On Friday night, Donald Trump claimed that, as a result of the ceasefire agreement, Iran had conceded to all US demands regarding a cessation of hostilities, covering seven major points. Later the same evening, Iran declared that it had done no such thing, contradicting all the points in question. And they made clear that if the US maintained a blockade of Iranian ports, the previously agreed announcement that the Strait of Hormuz would reopen would not occur, because they would be forced to match the US blockade with one of their own.
Last night, the Guardian reported that:
Iran's Islamic Revolutionary Guard Corps (IRGC) will blockade the strait of Hormuz again as of today, the IRGC warned in a statement published by semi-official news agency Tasnim News.
“Approaching the Strait of Hormuz will be considered cooperation with the enemy, and any offending vessel will be targeted,” the IRGC statement read. The statement cited the US blockade as a ceasefire violation.
Whatever one thinks of the Iranian government, it cannot be disputed that, in this context, its position makes sense.
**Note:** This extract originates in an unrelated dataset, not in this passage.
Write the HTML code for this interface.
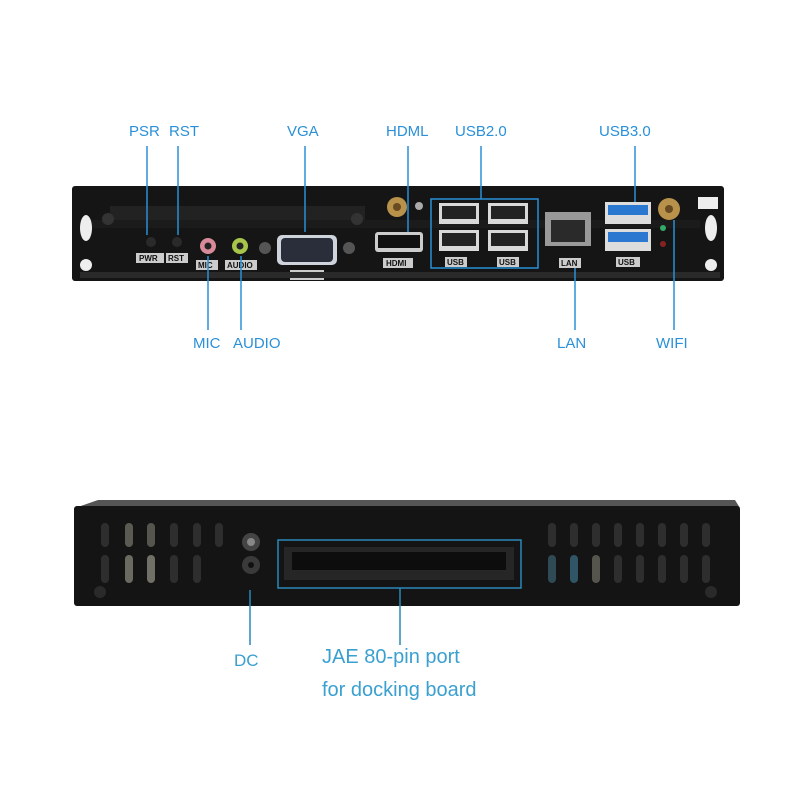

They had agreed to a reopening of the Strait in consideration of Israel's agreement to a ceasefire in Lebanon, and then the USA announced that it would continue to blockade Iranian vessels, making a mockery of the agreement and tearing it to shreds. The Iranian response is, as a result, entirely predictable, and we are back to a situation where the Strait is closed again.
The likelihood that this situation will change appears to be remote. Trump appears to have no intention of negotiating in good faith or of abiding by whatever is supposedly agreed.
The likelihood that Netanyahu will maintain a ceasefire in Lebanon is incredibly low. We are aware that he has agreed to it incredibly reluctantly, under pressure from Trump, and that the ceasefire contradicts all his own instincts, which are always inclined to violence.
In that case, the likelihood that Iran will continue to use the one, overwhelmingly powerful, negotiating weapon that it has, which is to block all traffic through the Strait of Hormuz, must be expected to continue, potentially for many months.
Until the time when Netanyahu must face the judgment of the Israeli electorate, which must happen by October this year, and when Trump must indirectly face the verdict of the American public, which should happen in November - if he allows elections to proceed - I can see no good reason for this logjam to be broken. As a result, I cannot see how all the dire consequences of this war that I have previously discussed, from major food shortages to massive economic disruption resulting in recession or even depression, can be avoided.
So why have I put up a chart of the oil price? That is because it is utterly baffling that those supposedly tasked with making rational decisions in speculative markets can be so utterly stupid that they actually appear to believe what Donald Trump says, as if it might either represent the truth or have any bearing on what might actually happen when there is not the slightest evidence that either might be the case.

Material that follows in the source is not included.